The bank gave the approval during its 93rd Ordinary Session convened at the it’s headquarters in Lomé, the Togolese capital.

President and Chairman of Board of Directors of the bank, Dr. George Agyekum Donkor, said the newly approved financing would advance strategic public and private sector initiatives, aligned with EBID’s mandate to promote sustainable development throughout the Economic Community of West African States by strengthening regional integration and fostering economic diversification.

The approved facilities include the $98.18 for a 50 MW Solar Photovoltaic Power Plant in Taraba State, Nigeria, , which will augment the supply of reliable, clean electricity to spur inclusive economic development, alleviate energy poverty, and improve environmental sustainability.

Anticipated benefits include direct electricity access for roughly 390,000 individuals, enhanced power reliability for at least 200 public institutions, the creation of 400 direct jobs during construction, and approximately 50 permanent operational roles.

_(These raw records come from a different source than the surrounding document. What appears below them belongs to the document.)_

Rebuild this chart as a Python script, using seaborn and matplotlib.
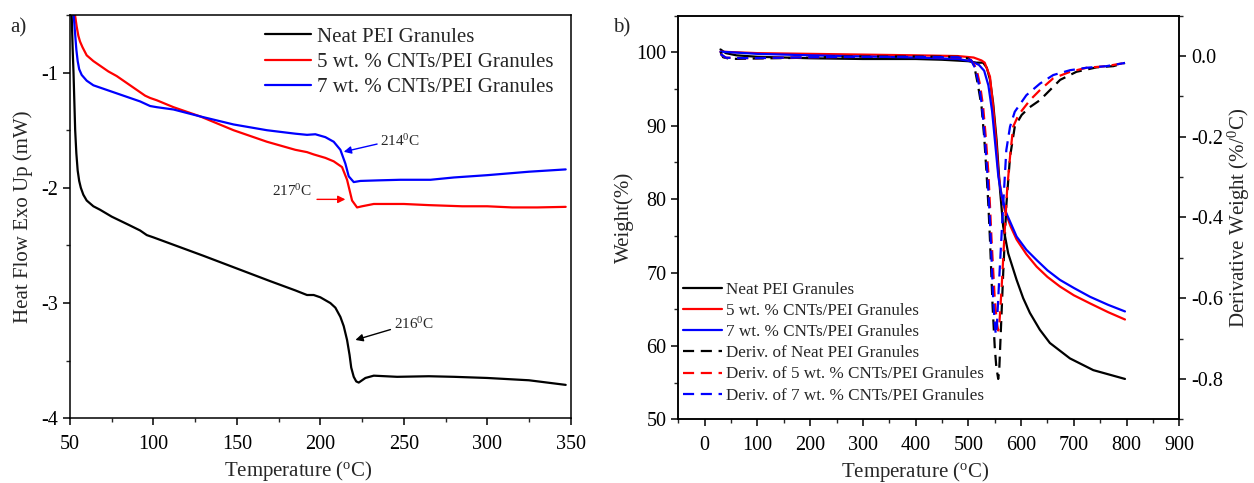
import numpy as np
import pandas as pd
import matplotlib
matplotlib.use("Agg")
import matplotlib.pyplot as plt
import seaborn as sns
from matplotlib.ticker import MultipleLocator, FormatStrFormatter
from matplotlib.lines import Line2D

# ---------------- DATA (a) DSC ----------------
dsc_neat_T = [51.0, 51.6, 52.1, 52.6, 53.1, 53.8, 54.6, 55.5, 56.5, 58, 60, 64, 68, 75, 85, 92, 96, 100,
              115, 130, 150, 170, 185, 192, 196, 200, 206, 209, 212, 214, 216, 217.5, 218.5, 220, 221.5,
              223, 225, 227, 232, 246, 265, 280, 300, 325, 347]
dsc_neat_v = [-0.5, -0.8, -1.0, -1.25, -1.5, -1.7, -1.85, -1.94, -2.0, -2.06, -2.11, -2.16, -2.19, -2.25, -2.32, -2.37, -2.41, -2.43,
              -2.51, -2.59, -2.70, -2.81, -2.89, -2.93, -2.93, -2.95, -3.0, -3.04, -3.12, -3.2, -3.32, -3.45, -3.56, -3.64, -3.68,
              -3.69, -3.67, -3.65, -3.63, -3.64, -3.635, -3.64, -3.65, -3.67, -3.71]

dsc_5_T = [53, 54, 55, 56, 57.5, 60, 64, 68, 73, 78, 85, 92, 95, 98, 102, 112, 128, 148, 168, 185, 192, 196,
           203, 208, 213, 216, 219, 222, 225, 232, 250, 265, 285, 300, 315, 330, 347]
dsc_5_v = [-0.5, -0.6, -0.68, -0.73, -0.78, -0.85, -0.9, -0.94, -0.99, -1.03, -1.1, -1.17, -1.2, -1.22, -1.24, -1.3, -1.38, -1.5, -1.6, -1.67, -1.69, -1.71,
           -1.74, -1.77, -1.82, -1.93, -2.11, -2.17, -2.16, -2.14, -2.14, -2.15, -2.16, -2.16, -2.17, -2.17, -2.165]

dsc_7_T = [52.2, 53, 53.8, 54.6, 55.5, 57, 60, 64, 72, 82, 92, 95, 98, 102, 112, 128, 148, 168, 185, 192, 197,
           203, 208, 212, 215, 217, 220, 224, 235, 248, 266, 280, 300, 325, 347]
dsc_7_v = [-0.5, -0.65, -0.8, -0.9, -0.97, -1.02, -1.07, -1.11, -1.15, -1.2, -1.25, -1.27, -1.29, -1.3, -1.32, -1.38, -1.45, -1.5, -1.53, -1.54, -1.535,
           -1.56, -1.60, -1.67, -1.79, -1.90, -1.95, -1.94, -1.935, -1.93, -1.93, -1.91, -1.89, -1.86, -1.84]

# ---------------- DATA (b) TGA ----------------
tga_neat_T = [30, 40, 60, 100, 200, 300, 400, 450, 500, 515, 528, 535, 541, 547, 553.5, 560, 566, 575.6, 591.5,
              604, 616.7, 635.6, 654.6, 692.6, 736.9, 797]
tga_neat_w = [100.4, 99.9, 99.6, 99.4, 99.2, 99.1, 99.1, 99.0, 98.8, 98.6, 98.6, 97.9, 96.3, 93.1, 88.1, 81.3, 76.3, 72.6, 69.0,
              66.5, 64.5, 62.2, 60.4, 58.3, 56.7, 55.5]

tga_5_T = [30, 100, 200, 300, 400, 480, 510, 525, 531, 541, 547, 552, 557, 563, 569, 580, 591.5, 610, 629.5,
           650, 673.6, 700, 730.6, 765, 797]
tga_5_w = [100.1, 99.9, 99.8, 99.7, 99.6, 99.5, 99.3, 98.9, 98.6, 96.7, 92.6, 88.5, 83.5, 80.5, 78.5, 76.3, 74.5, 72.5, 70.8,
           69.4, 68.1, 66.9, 65.8, 64.6, 63.6]

tga_7_T = [30, 100, 200, 300, 400, 480, 505, 520, 530, 538, 545, 551, 557, 563, 572, 591.5, 610, 629.5,
           650, 673.6, 700, 730.6, 765, 797]
tga_7_w = [100.1, 99.8, 99.6, 99.45, 99.3, 99.1, 98.8, 98.3, 97.5, 95.5, 92.0, 87.5, 83.0, 80.5, 78.1, 74.9, 73.1, 71.7,
           70.3, 69.0, 67.9, 66.7, 65.6, 64.7]

dtg_neat_T = [30, 35, 45, 60, 100, 150, 200, 250, 300, 400, 480, 500, 508, 512, 518, 525, 530, 534.5, 538, 541,
              546, 550, 553, 556.6, 558.5, 561, 566, 572, 579, 588, 601, 615, 636, 674, 705, 743, 775, 797]
dtg_neat_d = [0.01, -0.003, -0.006, -0.007, -0.006, -0.005, -0.004, -0.002, -0.001, -0.001, -0.002, -0.006, -0.015, -0.03, -0.07, -0.125, -0.2, -0.29, -0.37, -0.455,
              -0.62, -0.72, -0.77, -0.80, -0.78, -0.70, -0.54, -0.37, -0.25, -0.175, -0.146, -0.128, -0.109, -0.059, -0.039, -0.028, -0.025, -0.017]

dtg_5_T = [30, 40, 60, 100, 200, 300, 400, 480, 505, 515, 522, 528, 533, 538, 541, 544, 550, 554, 556.6, 559,
           562.8, 568, 573.6, 579, 585, 595, 617, 636, 661, 693, 724, 762, 797]
dtg_5_d = [0.005, -0.004, -0.005, -0.005, -0.003, -0.002, -0.002, -0.003, -0.01, -0.03, -0.07, -0.125, -0.2, -0.29, -0.37, -0.455, -0.60, -0.66, -0.68, -0.66,
           -0.58, -0.455, -0.33, -0.25, -0.175, -0.146, -0.109, -0.084, -0.055, -0.039, -0.029, -0.025, -0.017]

dtg_7_T = [30, 40, 60, 100, 200, 300, 400, 480, 505, 513, 520, 526, 531, 536, 539.5, 542.5, 547, 550, 552, 554,
           559, 566, 572, 579, 588, 610, 636, 661, 693, 724, 762, 797]
dtg_7_d = [0.005, -0.004, -0.005, -0.005, -0.003, -0.002, -0.002, -0.003, -0.01, -0.03, -0.07, -0.125, -0.2, -0.29, -0.37, -0.455, -0.60, -0.66, -0.69, -0.67,
           -0.54, -0.37, -0.233, -0.175, -0.138, -0.097, -0.068, -0.047, -0.035, -0.029, -0.025, -0.017]

labels = ["Neat PEI Granules", "5 wt. % CNTs/PEI Granules", "7 wt. % CNTs/PEI Granules"]
deriv_labels = ["Deriv. of Neat PEI Granules", "Deriv. of 5 wt. % CNTs/PEI Granules",
                "Deriv. of 7 wt. % CNTs/PEI Granules"]
colors = ["#000000", "#ff0000", "#0000ff"]

# ---------------- STYLE ----------------
sns.set_style("ticks")
plt.rcParams['font.family'] = ['Liberation Serif', 'DejaVu Serif']
plt.rcParams['mathtext.fontset'] = 'custom'
plt.rcParams['mathtext.rm'] = 'Liberation Serif'
plt.rcParams['mathtext.it'] = 'Liberation Serif:italic'
plt.rcParams['axes.unicode_minus'] = False
plt.rcParams['axes.linewidth'] = 1.1
plt.rcParams['axes.edgecolor'] = 'black'

TICK_FS = 14.5
LABEL_FS = 15
DASH = (0, (5, 3))

W, H = 1254, 483
fig = plt.figure(figsize=(W / 100, H / 100), dpi=100)

def fr(x0, y0, x1, y1):
    return [x0 / W, 1 - y1 / H, (x1 - x0) / W, (y1 - y0) / H]

ax1 = fig.add_axes(fr(70, 15, 570.7, 418.3))
ax2 = fig.add_axes(fr(678.3, 15.7, 1179.3, 419.3))
ax3 = ax2.twinx()

LW = 1.6

def style_ticks(ax):
    ax.tick_params(axis='both', which='major', direction='out', length=5, width=1.1,
                   labelsize=TICK_FS, colors='black')
    ax.tick_params(axis='both', which='minor', direction='out', length=3, width=1.0)
    ax.tick_params(axis='x', which='major', pad=7)

# ---------- panel a ----------
for T, v, lab, c in zip([dsc_neat_T, dsc_5_T, dsc_7_T], [dsc_neat_v, dsc_5_v, dsc_7_v], labels, colors):
    df = pd.DataFrame({"T": T, "v": v})
    sns.lineplot(data=df, x="T", y="v", ax=ax1, color=c, lw=LW, label=lab,
                 estimator=None, sort=False)

ax1.set_xlim(50, 350)
ax1.set_ylim(-4, -0.5)
ax1.xaxis.set_major_locator(MultipleLocator(50))
ax1.xaxis.set_minor_locator(MultipleLocator(25))
ax1.yaxis.set_major_locator(MultipleLocator(1))
ax1.yaxis.set_minor_locator(MultipleLocator(0.5))
style_ticks(ax1)
ax1.tick_params(top=False, right=False, which='both')
ax1.set_xlabel(r"Temperature ($^{\mathrm{o}}$C)", fontsize=LABEL_FS)
ax1.xaxis.set_label_coords(0.456, -0.102)
ax1.set_ylabel("Heat Flow Exo Up (mW)", fontsize=LABEL_FS, labelpad=6)

h1 = [Line2D([], [], color=c, lw=LW) for c in colors]
ax1.legend(h1, labels, loc='upper left', bbox_to_anchor=(265 / W, 1 - 27 / H),
           bbox_transform=fig.transFigure, frameon=False, fontsize=15, borderpad=0,
           borderaxespad=0, handlelength=2.2, handletextpad=0.3, labelspacing=0.28)

ann_fs = 11
arr = lambda col: dict(arrowstyle='-|>', color=col, lw=1.0, mutation_scale=11, shrinkA=0, shrinkB=0)
ax1.annotate("", xy=(214, -1.687), xytext=(234, -1.62), arrowprops=arr('#0000ff'))
ax1.text(236, -1.59, r"214$^{\mathrm{0}}$C", fontsize=ann_fs, va='center', ha='left')
ax1.annotate("", xy=(215, -2.10), xytext=(198, -2.10), arrowprops=arr('#ff0000'))
ax1.text(195, -2.03, r"217$^{\mathrm{0}}$C", fontsize=ann_fs, va='center', ha='right')
ax1.annotate("", xy=(221, -3.32), xytext=(242, -3.23), arrowprops=arr('black'))
ax1.text(244, -3.185, r"216$^{\mathrm{0}}$C", fontsize=ann_fs, va='center', ha='left')

# ---------- panel b ----------
for T, w, lab, c in zip([tga_neat_T, tga_5_T, tga_7_T], [tga_neat_w, tga_5_w, tga_7_w], labels, colors):
    df = pd.DataFrame({"T": T, "w": w})
    sns.lineplot(data=df, x="T", y="w", ax=ax2, color=c, lw=LW, label=lab,
                 estimator=None, sort=False)

for T, d, lab, c in zip([dtg_neat_T, dtg_5_T, dtg_7_T], [dtg_neat_d, dtg_5_d, dtg_7_d], deriv_labels, colors):
    df = pd.DataFrame({"T": T, "d": d})
    sns.lineplot(data=df, x="T", y="d", ax=ax3, color=c, lw=LW, label=lab,
                 estimator=None, sort=False, linestyle=DASH)

for a in (ax2, ax3):
    if a.get_legend() is not None:
        a.get_legend().remove()

ax2.set_xlim(-50, 900)
ax2.set_ylim(50, 105)
ax3.set_ylim(-0.9, 0.1)
ax2.xaxis.set_major_locator(MultipleLocator(100))
ax2.xaxis.set_minor_locator(MultipleLocator(50))
ax2.yaxis.set_major_locator(MultipleLocator(10))
ax2.yaxis.set_minor_locator(MultipleLocator(5))
ax3.yaxis.set_major_locator(MultipleLocator(0.2))
ax3.yaxis.set_minor_locator(MultipleLocator(0.1))
ax3.yaxis.set_major_formatter(FormatStrFormatter('%.1f'))
style_ticks(ax2)
style_ticks(ax3)
ax2.tick_params(top=False, right=False, which='both')
ax3.tick_params(axis='y', which='both', left=False, right=True)
ax2.set_xlabel(r"Temperature ($^{\mathrm{o}}$C)", fontsize=LABEL_FS)
ax2.xaxis.set_label_coords(0.474, -0.102)
ax2.set_ylabel("Weight(%)", fontsize=LABEL_FS, labelpad=2)
ax3.set_ylabel(r"Derivative Weight (%/$^{\mathrm{0}}$C)", fontsize=LABEL_FS, labelpad=2)

h2 = [Line2D([], [], color=c, lw=LW) for c in colors] + \
     [Line2D([], [], color=c, lw=LW, linestyle=DASH) for c in colors]
ax3.legend(h2, labels + deriv_labels, loc='upper left', bbox_to_anchor=(683 / W, 1 - 282 / H),
           bbox_transform=fig.transFigure, frameon=False, fontsize=12.3, borderpad=0,
           borderaxespad=0, handlelength=2.3, handletextpad=0.2, labelspacing=0.3)

fig.text(10 / W, 1 - 28 / H, "a)", fontsize=LABEL_FS, va='center', ha='left')
fig.text(613 / W, 1 - 28 / H, "b)", fontsize=LABEL_FS, va='center', ha='left')

fig.savefig("out.png", dpi=100)
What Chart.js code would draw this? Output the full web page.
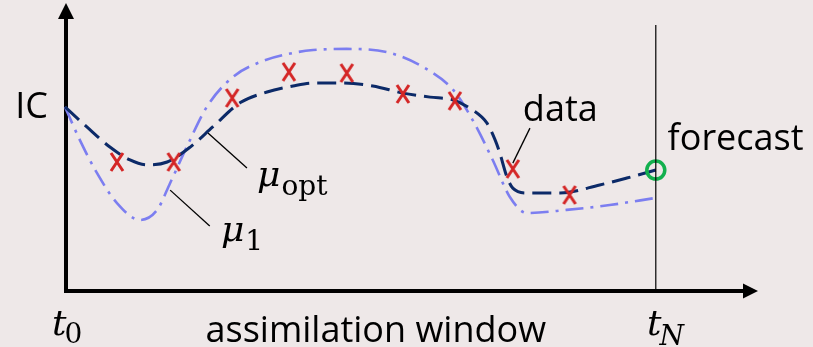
<!DOCTYPE html>
<html><head><meta charset="utf-8">
<script src="https://cdn.jsdelivr.net/npm/chart.js@4.4.1/dist/chart.umd.min.js"></script>
<style>
html,body{margin:0;padding:0;background:#EEE8E8;}
#wrap{width:813px;height:347px;position:relative;}
canvas{display:block;}
</style></head><body>
<div id="wrap"><canvas id="c" width="813" height="347"></canvas></div>
<script>
// ---- data (time in window units: t0 = 0, tN = 10) ----
const optTime  = [0, 0.37, 0.76, 1.10, 1.39, 1.73, 2.12, 2.50, 2.96, 3.42, 3.86, 4.20, 4.65, 5.21, 5.72, 6.18, 6.57, 6.90, 7.14, 7.28, 7.36, 7.48, 7.58, 7.82, 8.38, 9.05, 9.51, 10.0];
const optValue = [6.45, 5.75, 5.05, 4.60, 4.43, 4.53, 5.05, 5.75, 6.59, 6.97, 7.18, 7.28, 7.28, 7.18, 6.93, 6.79, 6.69, 6.34, 5.89, 5.30, 4.84, 4.01, 3.62, 3.45, 3.45, 3.73, 3.97, 4.25];
const firstTime  = [0, 0.25, 0.54, 0.88, 1.27, 1.56, 1.78, 2.06, 2.40, 2.84, 3.30, 3.86, 4.20, 4.77, 5.50, 6.06, 6.57, 6.90, 7.24, 7.53, 7.82, 8.49, 9.22, 10.0];
const firstValue = [6.45, 5.30, 4.15, 3.10, 2.51, 2.86, 3.80, 5.05, 6.45, 7.49, 8.01, 8.33, 8.43, 8.47, 8.33, 7.84, 7.04, 5.99, 4.60, 3.31, 2.75, 2.86, 3.03, 3.28];
const obsTime  = [0.88, 1.84, 2.83, 3.79, 4.77, 5.72, 6.60, 7.58, 8.54];
const obsValue = [4.53, 4.53, 6.76, 7.67, 7.63, 6.90, 6.66, 4.29, 3.38];
const forecastTime  = [10.0];
const forecastValue = [4.25];
const windowEnd = 10;
const windowLineTop = 9.3;
const axisMaxTime = 11.73;
const axisMaxValue = 10;
const textLabels = ['IC', 'data', 'forecast', 'assimilation window'];
const mathLabels = [['t', '0'], ['t', 'N'], ['\u03BC', 'opt'], ['\u03BC', '1']];

const pts = (xs, ys) => xs.map((x, i) => ({x, y: ys[i]}));

// X marker
const xMark = document.createElement('canvas');
xMark.width = 16; xMark.height = 20;
(function(){
  const g = xMark.getContext('2d');
  g.strokeStyle = '#D42626'; g.lineWidth = 3.0; g.lineCap = 'butt';
  g.beginPath(); g.moveTo(2, 1); g.lineTo(14, 19); g.moveTo(14, 1); g.lineTo(2, 19); g.stroke();
})();

const FONT = '"Open Sans", "Liberation Sans", sans-serif';
const MATH = '"DejaVu Serif", serif';

const decor = {
  id: 'decor',
  beforeDraw(chart) {
    const c = chart.ctx;
    c.save(); c.fillStyle = '#EEE8E8'; c.fillRect(0, 0, chart.width, chart.height); c.restore();
  },
  beforeDatasetsDraw(chart) {
    const c = chart.ctx, xs = chart.scales.x, ys = chart.scales.y;
    const x0 = xs.getPixelForValue(0) + 1, y0 = ys.getPixelForValue(0) - 1;
    const top = ys.getPixelForValue(axisMaxValue), right = xs.getPixelForValue(axisMaxTime);
    c.save();
    c.strokeStyle = '#000'; c.fillStyle = '#000'; c.lineWidth = 4;
    c.beginPath(); c.moveTo(x0, y0 + 2); c.lineTo(x0, top + 12); c.stroke();
    c.beginPath(); c.moveTo(x0 - 8, top + 14); c.lineTo(x0 + 8, top + 14); c.lineTo(x0, top - 2); c.closePath(); c.fill();
    c.beginPath(); c.moveTo(x0 - 2, y0); c.lineTo(right - 12, y0); c.stroke();
    c.beginPath(); c.moveTo(right - 15, y0 - 7.5); c.lineTo(right - 15, y0 + 7.5); c.lineTo(right, y0); c.closePath(); c.fill();
    c.restore();
  },
  afterDatasetsDraw(chart, args, opts) {
    const c = chart.ctx, xs = chart.scales.x, ys = chart.scales.y;
    const X = v => xs.getPixelForValue(v), Y = v => ys.getPixelForValue(v);
    c.save();
    c.strokeStyle = '#000'; c.lineWidth = 1.3;
    opts.leaders.forEach(l => {
      c.beginPath(); c.moveTo(X(l[0]), Y(l[1])); c.lineTo(X(l[2]), Y(l[3])); c.stroke();
    });
    c.fillStyle = '#000';
    c.textBaseline = 'alphabetic';
    opts.texts.forEach(t => {
      c.font = '36px ' + FONT;
      c.textAlign = t.align;
      c.fillText(textLabels[t.i], X(t.x), Y(t.y));
    });
    c.textAlign = 'left';
    opts.math.forEach(m => {
      const [main, sub] = mathLabels[m.i];
      const px = X(m.x), py = Y(m.y);
      c.font = 'italic 36px ' + MATH;
      c.fillText(main, px, py);
      const w = c.measureText(main).width;
      c.font = (m.subItalic ? 'italic ' : '') + '28px ' + MATH;
      c.fillText(sub, px + w + m.gap, py + m.drop);
    });
    c.restore();
  }
};

new Chart(document.getElementById('c'), {
  type: 'line',
  data: {
    datasets: [
      { data: [{x: windowEnd, y: 0}, {x: windowEnd, y: windowLineTop}], borderColor: '#000', borderWidth: 1.2, pointRadius: 0, order: 0, clip: false },
      { data: pts(forecastTime, forecastValue), showLine: false, pointStyle: 'circle', pointRadius: 9, pointBorderWidth: 3.5, pointBorderColor: '#12B04E', pointBackgroundColor: 'rgba(0,0,0,0)', order: 1, clip: false },
      { data: pts(obsTime, obsValue), showLine: false, pointStyle: xMark, pointRadius: 8, order: 1, clip: false },
      { data: pts(optTime, optValue), borderColor: '#0C2A68', borderWidth: 3, borderDash: [19, 8], cubicInterpolationMode: 'monotone', pointRadius: 0, order: 2, clip: false },
      { data: pts(firstTime, firstValue), borderColor: '#7C7EF0', borderWidth: 2.6, borderDash: [18, 7, 3, 7], cubicInterpolationMode: 'monotone', pointRadius: 0, order: 3, clip: false }
    ]
  },
  options: {
    responsive: false, animation: false, events: [],
    layout: { autoPadding: false, padding: { left: 65, right: 55, top: 5, bottom: 55 } },
    scales: {
      x: { type: 'linear', min: 0, max: axisMaxTime, display: false },
      y: { type: 'linear', min: 0, max: axisMaxValue, display: false }
    },
    plugins: {
      legend: { display: false }, tooltip: { enabled: false },
      decor: {
        leaders: [[2.42, 5.54, 3.08, 4.32], [1.78, 3.55, 2.45, 2.30], [7.87, 5.71, 7.58, 4.49]],
        texts: [
          { i: 0, x: -0.29, y: 6.06, align: 'right' },
          { i: 1, x: 7.75, y: 5.96, align: 'left' },
          { i: 2, x: 10.20, y: 4.95, align: 'left' },
          { i: 3, x: 5.26, y: -1.74, align: 'center' }
        ],
        math: [
          { i: 0, x: -0.22, y: -1.50, gap: -2, drop: 8, subItalic: false },
          { i: 1, x: 9.85, y: -1.50, gap: -2, drop: 10, subItalic: true },
          { i: 2, x: 3.25, y: 3.69, gap: 1, drop: 9, subItalic: false },
          { i: 3, x: 2.64, y: 1.78, gap: 1, drop: 9, subItalic: false }
        ]
      }
    }
  },
  plugins: [decor]
});
</script>
</body></html>
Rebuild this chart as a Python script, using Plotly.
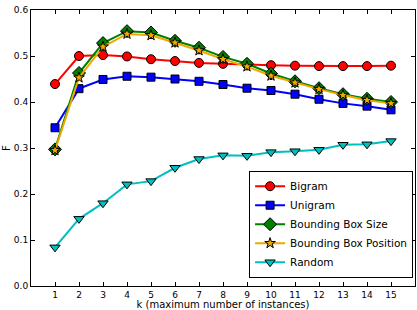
import plotly.graph_objects as go

k = list(range(1, 16))
bigram = [0.439, 0.500, 0.502, 0.499, 0.493, 0.489, 0.485, 0.483, 0.481, 0.480, 0.479, 0.478, 0.478, 0.478, 0.479]
unigram = [0.344, 0.429, 0.449, 0.456, 0.454, 0.450, 0.445, 0.438, 0.430, 0.425, 0.417, 0.406, 0.397, 0.391, 0.383]
bbox_size = [0.297, 0.463, 0.528, 0.554, 0.551, 0.533, 0.518, 0.498, 0.483, 0.462, 0.445, 0.430, 0.417, 0.407, 0.400]
bbox_pos = [0.295, 0.453, 0.520, 0.548, 0.545, 0.529, 0.512, 0.493, 0.477, 0.457, 0.442, 0.428, 0.415, 0.404, 0.397]
random_ = [0.084, 0.146, 0.180, 0.221, 0.228, 0.257, 0.276, 0.284, 0.283, 0.291, 0.293, 0.296, 0.307, 0.308, 0.315]

series = [
    ("Bigram", bigram, "#ff0000", "circle", 9),
    ("Unigram", unigram, "#0000ff", "square", 8),
    ("Bounding Box Size", bbox_size, "#008000", "diamond", 10),
    ("Bounding Box Position", bbox_pos, "#f0a800", "star", 8),
    ("Random", random_, "#00bfbf", "triangle-down", 9),
]

fig = go.Figure()
for name, vals, color, sym, size in series:
    fig.add_trace(go.Scatter(
        x=k, y=vals, name=name, mode="lines+markers",
        line=dict(color=color, width=2),
        marker=dict(symbol=sym, size=size, color=color, line=dict(color="black", width=1)),
    ))

font = "DejaVu Sans"
fig.update_layout(
    width=417, height=310,
    margin=dict(l=31, r=2, t=10, b=24),
    plot_bgcolor="white", paper_bgcolor="white",
    font=dict(family=font, size=9, color="black"),
    showlegend=True,
    legend=dict(
        x=0.995, y=0.03, xanchor="right", yanchor="bottom",
        bordercolor="black", borderwidth=1, bgcolor="white",
        font=dict(family=font, size=10.5),
        tracegroupgap=0, itemsizing="trace",
    ),
    xaxis=dict(
        range=[0, 16], tickmode="array", tickvals=k, ticktext=[str(v) for v in k],
        ticks="inside", ticklen=4, tickcolor="black", showline=True, linecolor="black",
        linewidth=1, mirror="allticks", showgrid=False, zeroline=False,
        title=dict(text="k (maximum number of instances)", font=dict(size=10), standoff=2),
    ),
    yaxis=dict(
        range=[0, 0.6], tickvals=[0, 0.1, 0.2, 0.3, 0.4, 0.5, 0.6], tickformat=".1f",
        ticks="inside", ticklen=4, tickcolor="black", showline=True, linecolor="black",
        linewidth=1, mirror="allticks", showgrid=False, zeroline=False,
        title=dict(text="F", font=dict(size=10), standoff=1),
    ),
)

fig.write_html("out.html")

The bank noted that an estimated 1,200–1,500 indirect jobs were expected to emerge across supply chains, maintenance services,and small businesses.

Another facility is the $79.219 million modern rice processing complex and 10,000-hectare irrigated rice production unit also in Taraba State.

Also included is the $91.232 million facility for Taraba State Industrial Park, an initiative conceived to accelerate local industrialisation and economic diversification through the establishment of a modern, integrated industrial ecosystem.